§ What needs to be done: Reproduce all of the data exactly.

════════

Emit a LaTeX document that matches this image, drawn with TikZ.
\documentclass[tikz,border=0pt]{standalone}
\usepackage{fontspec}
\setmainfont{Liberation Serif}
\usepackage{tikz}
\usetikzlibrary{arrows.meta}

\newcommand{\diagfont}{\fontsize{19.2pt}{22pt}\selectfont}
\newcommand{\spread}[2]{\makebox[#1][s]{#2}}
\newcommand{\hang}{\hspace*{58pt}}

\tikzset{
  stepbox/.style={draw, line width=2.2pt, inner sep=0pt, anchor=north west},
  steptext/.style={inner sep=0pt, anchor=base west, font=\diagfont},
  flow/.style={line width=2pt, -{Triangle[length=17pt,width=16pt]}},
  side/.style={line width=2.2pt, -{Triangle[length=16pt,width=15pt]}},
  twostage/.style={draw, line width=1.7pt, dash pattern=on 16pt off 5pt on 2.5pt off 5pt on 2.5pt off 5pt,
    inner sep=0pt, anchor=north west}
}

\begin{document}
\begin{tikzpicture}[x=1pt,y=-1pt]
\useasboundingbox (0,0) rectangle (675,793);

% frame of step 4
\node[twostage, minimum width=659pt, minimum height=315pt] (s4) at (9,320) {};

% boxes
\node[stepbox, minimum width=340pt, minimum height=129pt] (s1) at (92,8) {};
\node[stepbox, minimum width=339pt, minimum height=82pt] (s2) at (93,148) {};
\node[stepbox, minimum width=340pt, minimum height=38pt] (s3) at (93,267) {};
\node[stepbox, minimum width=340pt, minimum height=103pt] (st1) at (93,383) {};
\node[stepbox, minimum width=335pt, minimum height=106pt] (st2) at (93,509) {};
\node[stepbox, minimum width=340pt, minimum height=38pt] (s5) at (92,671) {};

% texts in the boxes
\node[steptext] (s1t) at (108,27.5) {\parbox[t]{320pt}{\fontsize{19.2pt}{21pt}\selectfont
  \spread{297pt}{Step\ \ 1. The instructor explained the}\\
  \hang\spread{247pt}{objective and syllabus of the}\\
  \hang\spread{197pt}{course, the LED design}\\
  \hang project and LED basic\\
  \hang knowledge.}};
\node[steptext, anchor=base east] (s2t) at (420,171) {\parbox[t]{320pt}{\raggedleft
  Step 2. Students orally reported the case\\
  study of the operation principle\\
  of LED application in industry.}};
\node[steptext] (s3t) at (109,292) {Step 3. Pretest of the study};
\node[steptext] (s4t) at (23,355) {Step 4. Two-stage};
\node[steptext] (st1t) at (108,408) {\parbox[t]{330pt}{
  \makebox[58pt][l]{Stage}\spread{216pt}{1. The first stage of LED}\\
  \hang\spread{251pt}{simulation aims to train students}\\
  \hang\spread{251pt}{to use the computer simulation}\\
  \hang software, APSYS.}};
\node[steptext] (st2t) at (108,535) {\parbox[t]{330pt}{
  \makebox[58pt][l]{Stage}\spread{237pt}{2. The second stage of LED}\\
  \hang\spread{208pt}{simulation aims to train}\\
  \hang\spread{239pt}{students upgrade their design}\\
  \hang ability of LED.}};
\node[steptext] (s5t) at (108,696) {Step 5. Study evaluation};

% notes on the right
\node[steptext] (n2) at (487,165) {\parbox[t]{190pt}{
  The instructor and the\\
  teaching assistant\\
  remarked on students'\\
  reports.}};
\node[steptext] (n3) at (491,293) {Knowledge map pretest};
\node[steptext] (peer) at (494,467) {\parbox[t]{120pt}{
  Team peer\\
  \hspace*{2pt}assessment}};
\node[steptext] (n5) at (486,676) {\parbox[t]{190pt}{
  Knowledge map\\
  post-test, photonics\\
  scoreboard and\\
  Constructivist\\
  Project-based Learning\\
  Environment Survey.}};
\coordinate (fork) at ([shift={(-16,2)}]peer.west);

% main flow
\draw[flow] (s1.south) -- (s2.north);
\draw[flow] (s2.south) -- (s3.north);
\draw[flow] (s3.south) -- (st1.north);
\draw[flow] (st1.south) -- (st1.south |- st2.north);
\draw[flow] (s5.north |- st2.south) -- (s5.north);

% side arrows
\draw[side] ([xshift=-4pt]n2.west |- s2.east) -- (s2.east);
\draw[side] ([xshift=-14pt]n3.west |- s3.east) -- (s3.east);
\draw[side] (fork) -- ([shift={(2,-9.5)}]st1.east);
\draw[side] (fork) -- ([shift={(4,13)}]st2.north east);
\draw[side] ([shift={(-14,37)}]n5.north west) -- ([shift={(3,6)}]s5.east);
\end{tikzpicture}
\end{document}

════════

§ Reply:
Emit a LaTeX document that matches this image, drawn with TikZ.
\documentclass[tikz,border=0pt]{standalone}
\usepackage{fontspec}
\setmainfont{Liberation Serif}
\usepackage{tikz}
\usetikzlibrary{arrows.meta}

\newcommand{\diagfont}{\fontsize{19.2pt}{22pt}\selectfont}
\newcommand{\spread}[2]{\makebox[#1][s]{#2}}
\newcommand{\hang}{\hspace*{58pt}}

\tikzset{
  stepbox/.style={draw, line width=2.2pt, inner sep=0pt, anchor=north west},
  steptext/.style={inner sep=0pt, anchor=base west, font=\diagfont},
  flow/.style={line width=2pt, -{Triangle[length=17pt,width=16pt]}},
  side/.style={line width=2.2pt, -{Triangle[length=16pt,width=15pt]}},
  twostage/.style={draw, line width=1.7pt, dash pattern=on 16pt off 5pt on 2.5pt off 5pt on 2.5pt off 5pt,
    inner sep=0pt, anchor=north west}
}

\begin{document}
\begin{tikzpicture}[x=1pt,y=-1pt]
\useasboundingbox (0,0) rectangle (675,793);

% frame of step 4
\node[twostage, minimum width=659pt, minimum height=315pt] (s4) at (9,320) {};

% boxes
\node[stepbox, minimum width=340pt, minimum height=129pt] (s1) at (92,8) {};
\node[stepbox, minimum width=339pt, minimum height=82pt] (s2) at (93,148) {};
\node[stepbox, minimum width=340pt, minimum height=38pt] (s3) at (93,267) {};
\node[stepbox, minimum width=340pt, minimum height=103pt] (st1) at (93,383) {};
\node[stepbox, minimum width=335pt, minimum height=106pt] (st2) at (93,509) {};
\node[stepbox, minimum width=340pt, minimum height=38pt] (s5) at (92,671) {};

% texts in the boxes
\node[steptext] (s1t) at (108,27.5) {\parbox[t]{320pt}{\fontsize{19.2pt}{21pt}\selectfont
  \spread{297pt}{Step\ \ 1. The instructor explained the}\\
  \hang\spread{247pt}{objective and syllabus of the}\\
  \hang\spread{197pt}{course, the LED design}\\
  \hang project and LED basic\\
  \hang knowledge.}};
\node[steptext, anchor=base east] (s2t) at (420,171) {\parbox[t]{320pt}{\raggedleft
  Step 2. Students orally reported the case\\
  study of the operation principle\\
  of LED application in industry.}};
\node[steptext] (s3t) at (109,292) {Step 3. Pretest of the study};
\node[steptext] (s4t) at (23,355) {Step 4. Two-stage};
\node[steptext] (st1t) at (108,408) {\parbox[t]{330pt}{
  \makebox[58pt][l]{Stage}\spread{216pt}{1. The first stage of LED}\\
  \hang\spread{251pt}{simulation aims to train students}\\
  \hang\spread{251pt}{to use the computer simulation}\\
  \hang software, APSYS.}};
\node[steptext] (st2t) at (108,535) {\parbox[t]{330pt}{
  \makebox[58pt][l]{Stage}\spread{237pt}{2. The second stage of LED}\\
  \hang\spread{208pt}{simulation aims to train}\\
  \hang\spread{239pt}{students upgrade their design}\\
  \hang ability of LED.}};
\node[steptext] (s5t) at (108,696) {Step 5. Study evaluation};

% notes on the right
\node[steptext] (n2) at (487,165) {\parbox[t]{190pt}{
  The instructor and the\\
  teaching assistant\\
  remarked on students'\\
  reports.}};
\node[steptext] (n3) at (491,293) {Knowledge map pretest};
\node[steptext] (peer) at (494,467) {\parbox[t]{120pt}{
  Team peer\\
  \hspace*{2pt}assessment}};
\node[steptext] (n5) at (486,676) {\parbox[t]{190pt}{
  Knowledge map\\
  post-test, photonics\\
  scoreboard and\\
  Constructivist\\
  Project-based Learning\\
  Environment Survey.}};
\coordinate (fork) at ([shift={(-16,2)}]peer.west);

% main flow
\draw[flow] (s1.south) -- (s2.north);
\draw[flow] (s2.south) -- (s3.north);
\draw[flow] (s3.south) -- (st1.north);
\draw[flow] (st1.south) -- (st1.south |- st2.north);
\draw[flow] (s5.north |- st2.south) -- (s5.north);

% side arrows
\draw[side] ([xshift=-4pt]n2.west |- s2.east) -- (s2.east);
\draw[side] ([xshift=-14pt]n3.west |- s3.east) -- (s3.east);
\draw[side] (fork) -- ([shift={(2,-9.5)}]st1.east);
\draw[side] (fork) -- ([shift={(4,13)}]st2.north east);
\draw[side] ([shift={(-14,37)}]n5.north west) -- ([shift={(3,6)}]s5.east);
\end{tikzpicture}
\end{document}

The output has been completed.